The S&P 500 fell the most since February and the Nasdaq 100 had its worst day in seven years. But while the size of Wednesday's declines were a shock, with the Dow plunging 831 points, Wall Street traders reported little in the way of panic.
A quick survey of 10 sell-side and buy-side traders found an "uptick in hedging activity" Tuesday and early Wednesday. Others said investors stepped in to add to positions, with a majority of sell tickets driven by passive funds via program desks.
Larry Weiss, head of trading for Instinet, said by phone: "I don't think anyone senses any panic at this point. Given the levels we are currently at, a lot of people think that something like this and even more downside are slightly overdue."

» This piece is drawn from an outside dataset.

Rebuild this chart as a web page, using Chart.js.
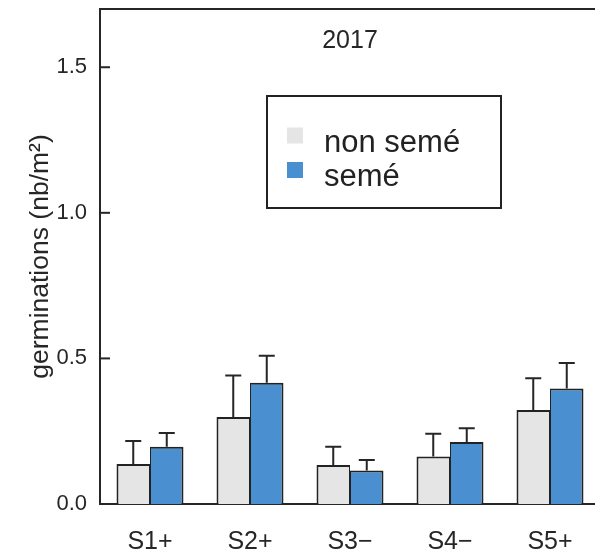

As the afternoon wore on, with the Nasdaq 100 heading toward a loss that reached 4.4% at the close, Mr. Weiss noted additional profit-taking and a "flight to safety as people realized we weren't bouncing after the Europe close."
"A big part of late-day moves usually revolves around the passive investors," he said. "Index funds do most of their trading at/into the close, so as they get redemptions, the moves are exacerbated."
Alon Rosin, head of institutional equity derivatives at Oppenheimer, said in an email: "Over the past two weeks, we have been aggressively looking to add November ETF downside trades and long volatility exposures into November as companies like BorgWarner and Delphi Technologies issued profit warnings citing global concerns such as trade, softness in China and FX."
"Many are pointing to overall confusion, gross exposure reductions (selling longs/covering shorts), risk parity/factor related unwinds, etc., driving the overall selling," Mr. Rosin wrote. "ETF options volumes have been relatively light since Friday's initial breakdown and we would like to see that pick up and more activity in the puts before any true stabilization kicks in for a trade-able bottom."
Most attributed Wednesday's weakness across consumer goods stocks to comments from LVMH's chief financial officer Jean-Jacques Guiony, who said on a call with analysts that Chinese customs authorities are stepping up border checks on returning travelers, reinforcing concerns over the U.S.-China trade war.